— start —

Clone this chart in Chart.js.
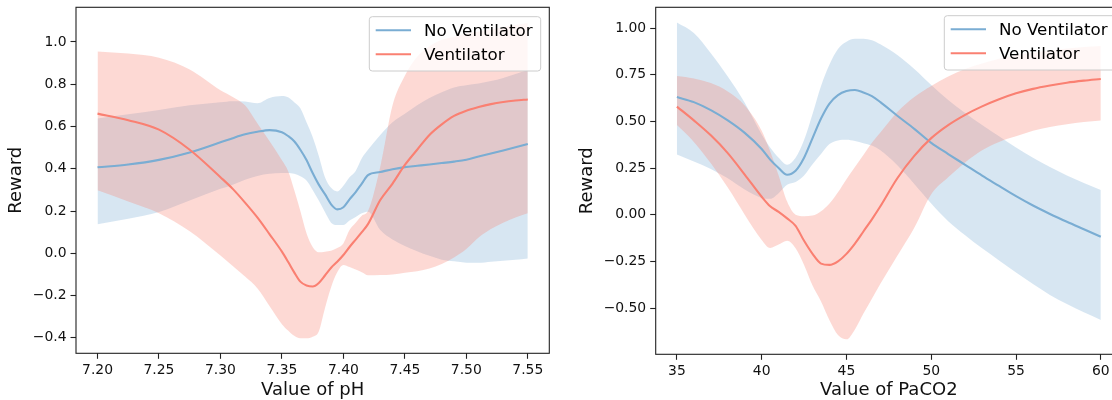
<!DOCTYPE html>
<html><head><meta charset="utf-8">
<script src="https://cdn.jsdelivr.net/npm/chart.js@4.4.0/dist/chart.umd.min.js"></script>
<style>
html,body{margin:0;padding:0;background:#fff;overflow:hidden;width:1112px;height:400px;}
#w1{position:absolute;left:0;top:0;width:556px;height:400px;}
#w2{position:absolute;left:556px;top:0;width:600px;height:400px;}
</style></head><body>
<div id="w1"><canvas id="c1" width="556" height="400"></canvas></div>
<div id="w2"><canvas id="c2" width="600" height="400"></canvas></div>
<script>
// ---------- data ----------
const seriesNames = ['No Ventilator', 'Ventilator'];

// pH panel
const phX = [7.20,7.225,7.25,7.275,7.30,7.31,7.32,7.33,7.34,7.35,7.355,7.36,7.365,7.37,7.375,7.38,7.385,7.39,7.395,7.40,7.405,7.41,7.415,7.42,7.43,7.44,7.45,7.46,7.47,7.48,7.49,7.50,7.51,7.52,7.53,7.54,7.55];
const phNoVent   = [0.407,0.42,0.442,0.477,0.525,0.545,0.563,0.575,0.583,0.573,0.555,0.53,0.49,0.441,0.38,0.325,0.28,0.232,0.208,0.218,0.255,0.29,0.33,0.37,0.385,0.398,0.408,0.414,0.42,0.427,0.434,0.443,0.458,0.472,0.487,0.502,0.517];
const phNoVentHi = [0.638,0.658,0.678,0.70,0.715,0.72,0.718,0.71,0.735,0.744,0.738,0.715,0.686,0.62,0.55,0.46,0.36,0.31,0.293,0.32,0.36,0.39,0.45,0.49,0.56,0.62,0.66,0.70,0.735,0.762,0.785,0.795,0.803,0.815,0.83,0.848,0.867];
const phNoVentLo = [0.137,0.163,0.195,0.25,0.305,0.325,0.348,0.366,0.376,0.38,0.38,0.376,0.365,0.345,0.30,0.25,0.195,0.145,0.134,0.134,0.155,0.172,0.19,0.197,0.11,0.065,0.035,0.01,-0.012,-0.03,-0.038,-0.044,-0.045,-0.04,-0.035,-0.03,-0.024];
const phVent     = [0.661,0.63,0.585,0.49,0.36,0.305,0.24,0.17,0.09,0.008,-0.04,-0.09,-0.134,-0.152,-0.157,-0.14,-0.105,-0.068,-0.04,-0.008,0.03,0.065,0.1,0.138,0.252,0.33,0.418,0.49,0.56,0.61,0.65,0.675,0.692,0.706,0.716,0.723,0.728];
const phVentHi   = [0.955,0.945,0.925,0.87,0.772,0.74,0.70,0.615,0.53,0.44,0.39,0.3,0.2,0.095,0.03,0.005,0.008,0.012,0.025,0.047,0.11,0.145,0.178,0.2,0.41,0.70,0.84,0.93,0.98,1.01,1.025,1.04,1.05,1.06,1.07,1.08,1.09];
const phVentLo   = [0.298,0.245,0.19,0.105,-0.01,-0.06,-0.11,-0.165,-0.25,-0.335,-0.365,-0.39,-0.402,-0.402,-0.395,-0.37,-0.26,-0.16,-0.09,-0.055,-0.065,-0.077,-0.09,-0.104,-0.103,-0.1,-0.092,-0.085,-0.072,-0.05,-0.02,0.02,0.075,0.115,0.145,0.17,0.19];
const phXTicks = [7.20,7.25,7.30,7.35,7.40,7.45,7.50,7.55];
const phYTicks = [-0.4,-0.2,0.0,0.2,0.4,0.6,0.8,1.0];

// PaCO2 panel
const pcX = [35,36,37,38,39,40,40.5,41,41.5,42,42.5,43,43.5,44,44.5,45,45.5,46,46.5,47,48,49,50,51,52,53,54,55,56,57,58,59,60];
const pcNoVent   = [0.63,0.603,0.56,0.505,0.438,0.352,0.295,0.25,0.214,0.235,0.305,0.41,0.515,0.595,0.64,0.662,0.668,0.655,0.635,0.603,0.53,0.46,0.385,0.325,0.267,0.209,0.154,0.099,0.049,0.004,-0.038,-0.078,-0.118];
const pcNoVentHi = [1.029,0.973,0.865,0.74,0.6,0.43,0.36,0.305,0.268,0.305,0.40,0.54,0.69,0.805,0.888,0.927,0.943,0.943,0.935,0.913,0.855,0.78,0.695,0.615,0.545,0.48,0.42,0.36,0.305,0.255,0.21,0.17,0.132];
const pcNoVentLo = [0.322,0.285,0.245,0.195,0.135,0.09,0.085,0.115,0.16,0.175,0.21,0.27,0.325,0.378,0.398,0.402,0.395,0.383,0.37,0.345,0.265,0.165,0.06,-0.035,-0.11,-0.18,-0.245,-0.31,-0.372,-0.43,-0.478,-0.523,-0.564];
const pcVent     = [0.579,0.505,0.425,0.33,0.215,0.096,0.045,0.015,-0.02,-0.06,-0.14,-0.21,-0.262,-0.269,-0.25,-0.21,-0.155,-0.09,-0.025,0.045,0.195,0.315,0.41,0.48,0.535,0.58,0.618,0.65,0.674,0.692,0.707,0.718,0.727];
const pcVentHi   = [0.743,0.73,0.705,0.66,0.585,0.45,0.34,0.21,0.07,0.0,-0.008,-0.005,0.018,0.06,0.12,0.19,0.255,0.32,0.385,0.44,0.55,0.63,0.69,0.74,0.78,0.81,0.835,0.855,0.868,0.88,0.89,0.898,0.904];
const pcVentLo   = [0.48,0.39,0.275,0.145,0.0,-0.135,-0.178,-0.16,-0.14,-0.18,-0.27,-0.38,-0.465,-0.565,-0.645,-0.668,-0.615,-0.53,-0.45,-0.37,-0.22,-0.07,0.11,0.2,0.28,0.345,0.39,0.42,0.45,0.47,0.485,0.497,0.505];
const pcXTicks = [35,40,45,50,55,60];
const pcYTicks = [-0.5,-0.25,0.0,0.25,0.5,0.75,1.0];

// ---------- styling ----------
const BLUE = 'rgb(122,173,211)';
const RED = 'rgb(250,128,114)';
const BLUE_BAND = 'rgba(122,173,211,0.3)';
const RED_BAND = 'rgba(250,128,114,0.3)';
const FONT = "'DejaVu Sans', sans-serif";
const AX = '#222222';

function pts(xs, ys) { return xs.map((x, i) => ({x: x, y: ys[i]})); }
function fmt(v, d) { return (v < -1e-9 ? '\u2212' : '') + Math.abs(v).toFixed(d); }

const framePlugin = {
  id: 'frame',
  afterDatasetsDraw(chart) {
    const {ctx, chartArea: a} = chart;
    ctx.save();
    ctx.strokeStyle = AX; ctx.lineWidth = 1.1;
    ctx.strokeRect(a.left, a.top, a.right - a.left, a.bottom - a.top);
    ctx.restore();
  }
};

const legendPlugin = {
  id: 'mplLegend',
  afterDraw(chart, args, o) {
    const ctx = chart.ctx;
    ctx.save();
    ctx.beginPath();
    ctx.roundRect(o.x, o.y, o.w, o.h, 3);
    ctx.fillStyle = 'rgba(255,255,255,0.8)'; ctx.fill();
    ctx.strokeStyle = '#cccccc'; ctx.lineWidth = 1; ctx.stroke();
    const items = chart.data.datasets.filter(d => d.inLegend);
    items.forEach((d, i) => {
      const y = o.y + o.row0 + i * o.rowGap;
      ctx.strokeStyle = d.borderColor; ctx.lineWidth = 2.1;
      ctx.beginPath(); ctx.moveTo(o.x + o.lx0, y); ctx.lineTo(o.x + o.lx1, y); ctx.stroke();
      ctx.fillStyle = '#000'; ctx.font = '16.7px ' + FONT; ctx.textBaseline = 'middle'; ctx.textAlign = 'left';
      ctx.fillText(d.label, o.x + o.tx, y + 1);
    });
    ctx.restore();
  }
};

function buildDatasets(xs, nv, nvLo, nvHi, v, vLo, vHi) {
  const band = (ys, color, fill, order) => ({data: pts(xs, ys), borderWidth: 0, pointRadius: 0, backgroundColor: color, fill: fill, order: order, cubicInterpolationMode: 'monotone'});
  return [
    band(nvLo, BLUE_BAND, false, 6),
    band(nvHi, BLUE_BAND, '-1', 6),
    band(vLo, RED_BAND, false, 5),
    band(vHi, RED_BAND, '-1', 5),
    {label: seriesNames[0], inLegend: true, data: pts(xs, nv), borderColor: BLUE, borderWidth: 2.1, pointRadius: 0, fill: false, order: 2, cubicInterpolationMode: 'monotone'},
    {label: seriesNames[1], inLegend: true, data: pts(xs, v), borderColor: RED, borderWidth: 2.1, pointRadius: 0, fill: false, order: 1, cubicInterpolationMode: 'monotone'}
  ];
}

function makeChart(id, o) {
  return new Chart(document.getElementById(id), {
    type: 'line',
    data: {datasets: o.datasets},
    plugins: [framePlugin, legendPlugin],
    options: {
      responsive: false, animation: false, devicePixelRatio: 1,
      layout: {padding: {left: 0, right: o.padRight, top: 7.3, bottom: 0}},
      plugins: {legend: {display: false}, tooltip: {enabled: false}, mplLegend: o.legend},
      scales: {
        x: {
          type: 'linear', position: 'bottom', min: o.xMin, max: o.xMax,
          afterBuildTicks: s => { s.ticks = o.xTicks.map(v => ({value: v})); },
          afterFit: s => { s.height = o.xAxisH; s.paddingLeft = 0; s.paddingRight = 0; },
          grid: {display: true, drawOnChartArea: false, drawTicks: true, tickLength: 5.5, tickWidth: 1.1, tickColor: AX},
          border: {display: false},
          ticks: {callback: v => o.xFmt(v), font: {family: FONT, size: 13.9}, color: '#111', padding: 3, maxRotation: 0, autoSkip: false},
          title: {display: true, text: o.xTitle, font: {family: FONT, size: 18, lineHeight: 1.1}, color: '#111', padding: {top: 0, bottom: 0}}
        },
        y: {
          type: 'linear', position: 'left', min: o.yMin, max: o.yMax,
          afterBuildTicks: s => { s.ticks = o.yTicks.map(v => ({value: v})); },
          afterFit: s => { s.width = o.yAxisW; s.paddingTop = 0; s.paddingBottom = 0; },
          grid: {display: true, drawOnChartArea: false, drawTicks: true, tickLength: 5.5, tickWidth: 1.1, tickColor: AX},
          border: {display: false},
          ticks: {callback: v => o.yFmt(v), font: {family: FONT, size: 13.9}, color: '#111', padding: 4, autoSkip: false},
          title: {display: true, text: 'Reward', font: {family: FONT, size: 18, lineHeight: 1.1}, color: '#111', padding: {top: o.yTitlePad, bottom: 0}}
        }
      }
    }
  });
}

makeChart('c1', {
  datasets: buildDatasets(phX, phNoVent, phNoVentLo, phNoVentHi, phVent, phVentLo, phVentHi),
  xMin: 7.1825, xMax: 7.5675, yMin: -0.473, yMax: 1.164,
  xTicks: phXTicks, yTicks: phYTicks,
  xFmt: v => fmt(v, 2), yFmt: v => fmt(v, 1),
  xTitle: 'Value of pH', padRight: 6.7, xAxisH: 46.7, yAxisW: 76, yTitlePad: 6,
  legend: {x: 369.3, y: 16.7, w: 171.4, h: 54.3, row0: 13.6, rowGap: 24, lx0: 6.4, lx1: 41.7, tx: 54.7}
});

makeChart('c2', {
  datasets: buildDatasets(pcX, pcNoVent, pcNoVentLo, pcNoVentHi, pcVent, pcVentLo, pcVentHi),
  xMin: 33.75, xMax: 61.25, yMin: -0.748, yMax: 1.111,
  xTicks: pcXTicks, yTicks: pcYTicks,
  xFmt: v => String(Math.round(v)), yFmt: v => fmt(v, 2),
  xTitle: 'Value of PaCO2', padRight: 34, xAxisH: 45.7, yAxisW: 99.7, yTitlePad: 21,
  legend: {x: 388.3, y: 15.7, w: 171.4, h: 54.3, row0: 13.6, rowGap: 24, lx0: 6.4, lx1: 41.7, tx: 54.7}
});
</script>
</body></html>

— end —

Every line from the top of the material above through the line with "const seriesNames = ['No" should be duplicated exactly, please; leave out the pictures.

Clone this chart in Chart.js.
<!DOCTYPE html>
<html><head><meta charset="utf-8">
<script src="https://cdn.jsdelivr.net/npm/chart.js@4.4.0/dist/chart.umd.min.js"></script>
<style>
html,body{margin:0;padding:0;background:#fff;overflow:hidden;width:1112px;height:400px;}
#w1{position:absolute;left:0;top:0;width:556px;height:400px;}
#w2{position:absolute;left:556px;top:0;width:600px;height:400px;}
</style></head><body>
<div id="w1"><canvas id="c1" width="556" height="400"></canvas></div>
<div id="w2"><canvas id="c2" width="600" height="400"></canvas></div>
<script>
// ---------- data ----------
const seriesNames = ['No Ventilator', 'Ventilator'];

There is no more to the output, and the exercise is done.